As Forças Armadas são um dos contingentes mais importantes nesse esforço a favor da democracia. A Constituição de 1988 estabelece que elas se destinam “à defesa da Pátria, à garantia dos poderes constitucionais, por iniciativas de qualquer um destes, da lei e da ordem”. Sua Excelência nunca alimentou qualquer afeição a essa configuração institucional. Sempre defendeu que “o meu Exército” – e por extensão “minha Marinha e minha Aeronáutica” – assumam papel de protagonismo nas relações com o Judiciário e o Legislativo e estejam sempre prontos a cumprir as suas ordens – mesmo as inconstitucionais.
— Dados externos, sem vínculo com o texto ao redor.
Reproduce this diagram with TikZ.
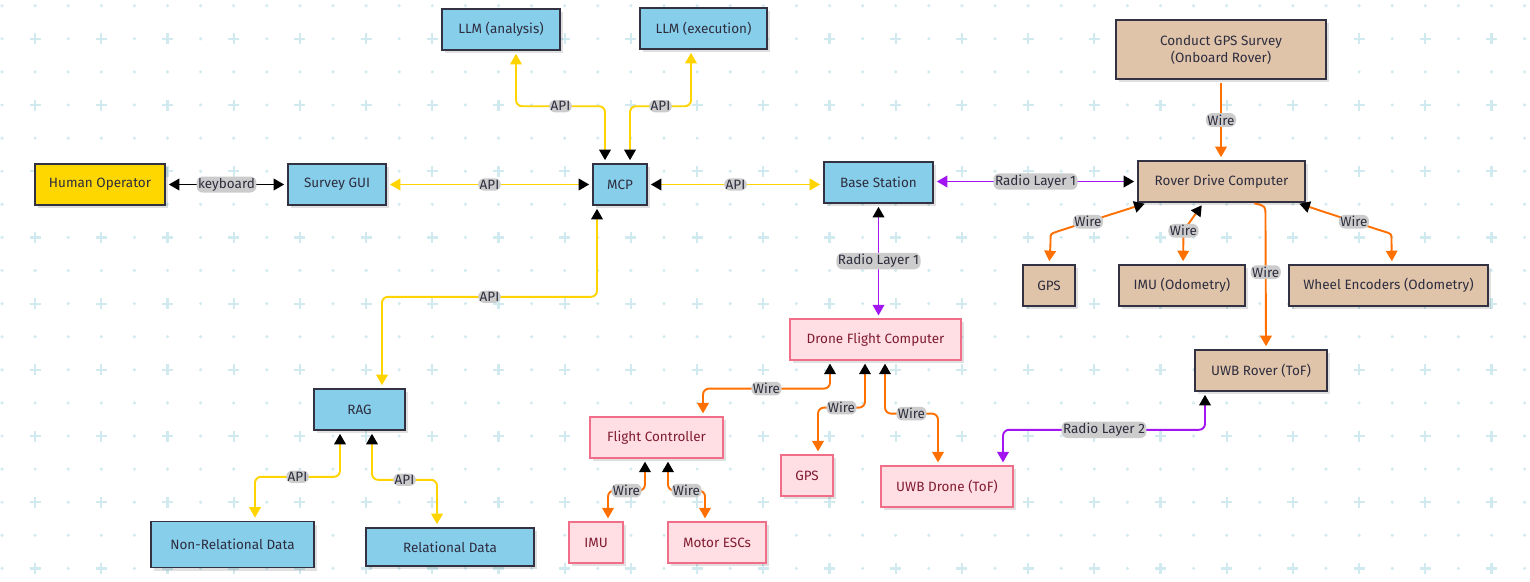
\documentclass[tikz,border=0pt]{standalone}
\usepackage{fontspec}
\setmainfont{Fira Sans}
\usetikzlibrary{arrows.meta,shadows,calc}
\definecolor{gridc}{RGB}{208,234,240}
\definecolor{skyb}{RGB}{135,206,235}
\definecolor{goldf}{RGB}{255,215,0}
\definecolor{tanf}{RGB}{224,196,170}
\definecolor{pinkf}{RGB}{255,222,228}
\definecolor{pinkd}{RGB}{240,110,135}
\definecolor{pinkt}{RGB}{128,28,48}
\definecolor{nborder}{RGB}{50,50,66}
\definecolor{txt}{RGB}{45,45,62}
\definecolor{lblg}{RGB}{204,204,204}
\definecolor{yel}{RGB}{255,212,0}
\definecolor{purp}{RGB}{162,20,240}
\definecolor{oran}{RGB}{255,112,0}
\begin{document}
\begin{tikzpicture}[x=1pt,y=-1pt,
  box/.style={draw=nborder, line width=1.6pt, text=txt, inner sep=0pt,
    font=\fontsize{13.5}{17}\selectfont, align=center,
    drop shadow={shadow xshift=3pt, shadow yshift=-3pt, opacity=0.12, fill=black}},
  bluebox/.style={box, fill=skyb},
  goldbox/.style={box, fill=goldf},
  tanbox/.style={box, fill=tanf},
  pinkbox/.style={box, fill=pinkf, draw=pinkd, line width=1.2pt, text=pinkt},
  lbl/.style={fill=lblg, text=txt, inner sep=1.5pt, font=\fontsize{13.5}{15}\selectfont},
  edge/.style={line width=1.9pt, rounded corners=6pt, shorten <=3pt, shorten >=3pt},
  tipB/.style={edge, {Triangle[length=10.5pt,width=11.5pt,color=black]}-{Triangle[length=10.5pt,width=11.5pt]}},
  tipS/.style={edge, -{Triangle[length=10.5pt,width=11.5pt]}},
  both/.style={edge, draw=black, {Triangle[length=10.5pt,width=11.5pt]}-{Triangle[length=10.5pt,width=11.5pt]}},
  api/.style={tipB, draw=yel},
  radio/.style={tipB, draw=purp},
  wire/.style={tipB, draw=oran},
  wireS/.style={tipS, draw=oran}
]
\useasboundingbox (0,0) rectangle (1530,581);
\fill[white] (0,0) rectangle (1530,581);
% background grid
\foreach \i in {0,...,46} {
  \foreach \j in {0,...,17} {
    \fill[gridc] ({2+33.1*\i},{5.7+33.1*\j}) circle (1.7pt);
  }
}
\foreach \i in {1,3,...,45} {
  \foreach \j in {1,3,...,17} {
    \draw[gridc, line width=2.2pt] ({2+33.1*\i-5.5},{5.7+33.1*\j}) -- ({2+33.1*\i+5.5},{5.7+33.1*\j})
      ({2+33.1*\i},{5.7+33.1*\j-5.5}) -- ({2+33.1*\i},{5.7+33.1*\j+5.5});
  }
}
% nodes
\node[goldbox, minimum width=130, minimum height=41] (human) at (100,184.5) {Human Operator};
\node[bluebox, minimum width=98, minimum height=41] (gui) at (337,184.5) {Survey GUI};
\node[bluebox, minimum width=118, minimum height=41] (llma) at (501,29.5) {LLM (analysis)};
\node[bluebox, minimum width=127, minimum height=41] (llme) at (703.5,28.5) {LLM (execution)};
\node[bluebox, minimum width=54, minimum height=41] (mcp) at (620,184.5) {MCP};
\node[bluebox, minimum width=109, minimum height=41] (base) at (878.5,182.5) {Base Station};
\node[tanbox, minimum width=210, minimum height=59] (cgps) at (1221,49.5) {Conduct GPS Survey\\(Onboard Rover)};
\node[tanbox, minimum width=167, minimum height=41] (rover) at (1221.5,181.5) {Rover Drive Computer};
\node[tanbox, minimum width=52, minimum height=41] (gpsr) at (1049,285.5) {GPS};
\node[tanbox, minimum width=126, minimum height=41] (imur) at (1182,285.5) {IMU (Odometry)};
\node[tanbox, minimum width=199, minimum height=41] (wheel) at (1388.5,285.5) {Wheel Encoders (Odometry)};
\node[tanbox, minimum width=132, minimum height=41] (uwbr) at (1261,370.5) {UWB Rover (ToF)};
\node[pinkbox, minimum width=171, minimum height=41] (drone) at (875.5,339.5) {Drone Flight Computer};
\node[pinkbox, minimum width=133, minimum height=41] (fc) at (656.5,437.5) {Flight Controller};
\node[pinkbox, minimum width=52, minimum height=41] (gpsd) at (807,475.5) {GPS};
\node[pinkbox, minimum width=132, minimum height=41] (uwbd) at (947,486.5) {UWB Drone (ToF)};
\node[pinkbox, minimum width=54, minimum height=41] (imud) at (596,542.5) {IMU};
\node[pinkbox, minimum width=98, minimum height=41] (esc) at (717,542.5) {Motor ESCs};
\node[bluebox, minimum width=91, minimum height=41] (rag) at (359.5,409.5) {RAG};
\node[bluebox, minimum width=163, minimum height=46] (nonrel) at (232.5,544.5) {Non-Relational Data};
\node[bluebox, minimum width=168, minimum height=38] (rel) at (450,547) {Relational Data};
% connectors
\draw[both] (human.east) -- node[lbl]{keyboard} (gui.west);
\draw[api] (mcp.west) -- node[lbl]{API} (gui.east);
\draw[api] (mcp.east) -- node[lbl]{API} (mcp.east -| base.west);
\draw[api] ([xshift=-15pt]mcp.north) -- ++(0,-57) -- node[lbl]{API} ++(-89,0) -- ([xshift=15pt]llma.south);
\draw[api] ([xshift=10pt]mcp.north) -- ++(0,-57) -- node[lbl]{API} ++(61,0) -- ([xshift=-12.5pt]llme.south);
\draw[api] ([xshift=-23pt]mcp.south) -- ++(0,91) -- node[lbl]{API} ++(-215,0) -- ([xshift=22.5pt]rag.north);
\draw[api] ([xshift=-19.5pt]rag.south) -- ++(0,46) -- node[lbl]{API} ++(-85,0) -- ([xshift=22.5pt]nonrel.north);
\draw[api] ([xshift=12.5pt]rag.south) -- ++(0,49) -- node[lbl]{API} ++(65,0) -- ([xshift=-13pt]rel.north);
\draw[radio] (rover.west) -- node[lbl]{Radio Layer 1} (rover.west -| base.east);
\draw[radio] (base.south) -- node[lbl]{Radio Layer 1} (base.south |- drone.north);
\draw[wireS] (cgps.south) -- node[lbl]{Wire} (cgps.south |- rover.north);
\draw[wire] ([xshift=-74pt]rover.south) -- node[lbl,pos=0.7]{Wire} ++(-85,27) .. controls ++(-12,4) .. ++(-12,16) -- (gpsr.north);
\draw[wire] ([xshift=-18pt]rover.south) -- ++(-20,28) node[lbl]{Wire} -- ([xshift=1pt]imur.north);
\draw[wire] ([xshift=75pt]rover.south) -- node[lbl,pos=0.7]{Wire} ++(82,27) .. controls ++(13,4) .. ++(13,16) -- ([xshift=3.5pt]wheel.north);
\draw[wireS] ([xshift=30pt]rover.south) .. controls ++(14,3) .. ++(14,20) -- node[lbl,pos=0.39]{Wire} ([xshift=5pt]uwbr.north);
\draw[radio] ([xshift=-56pt]uwbr.south) -- ++(0,38) -- node[lbl]{Radio Layer 2} ++(-202,0) -- ([xshift=56pt]uwbd.north);
\draw[wire] ([xshift=-45.5pt]drone.south) -- ++(0,28) -- node[lbl]{Wire} ++(-127,0) -- ([xshift=46.5pt]fc.north);
\draw[wire] ([xshift=-10.5pt]drone.south) -- ++(0,47) -- node[lbl]{Wire} ++(-47,0) -- ([xshift=11pt]gpsd.north);
\draw[wire] ([xshift=9.5pt]drone.south) -- ++(0,53) -- node[lbl]{Wire} ++(53,0) -- ([xshift=-9pt]uwbd.north);
\draw[wire] ([xshift=-11.5pt]fc.south) -- ++(0,32) -- node[lbl]{Wire} ++(-37,0) -- ([xshift=12pt]imud.north);
\draw[wire] ([xshift=11.5pt]fc.south) -- ++(0,32) -- node[lbl]{Wire} ++(37,0) -- ([xshift=-12pt]esc.north);
\end{tikzpicture}
\end{document}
De que lado estarão os comandantes militares quando for iminente um golpe de Estado? Do lado da democracia ou do lado de Bolsonaro? Até o momento as posições são dúbias, separadas, de um lado, por oficiais bolsonaristas mais antigos e, de outro, oficiais mais jovens, defensores do papel constitucional do Exército, da Marinha e da Aeronáutica. Contudo, nada tão incisivo, claro e oportuno quanto as declarações de Rodrigo Pacheco e de Arthur Lira, em oposição ao golpismo de Bolsonaro.
Tempos trágicos esses, em que o Brasil é forçado a agradecer ao Centrão pela defesa da democracia.
*Ricardo Leitão é jornalista em Pernambuco.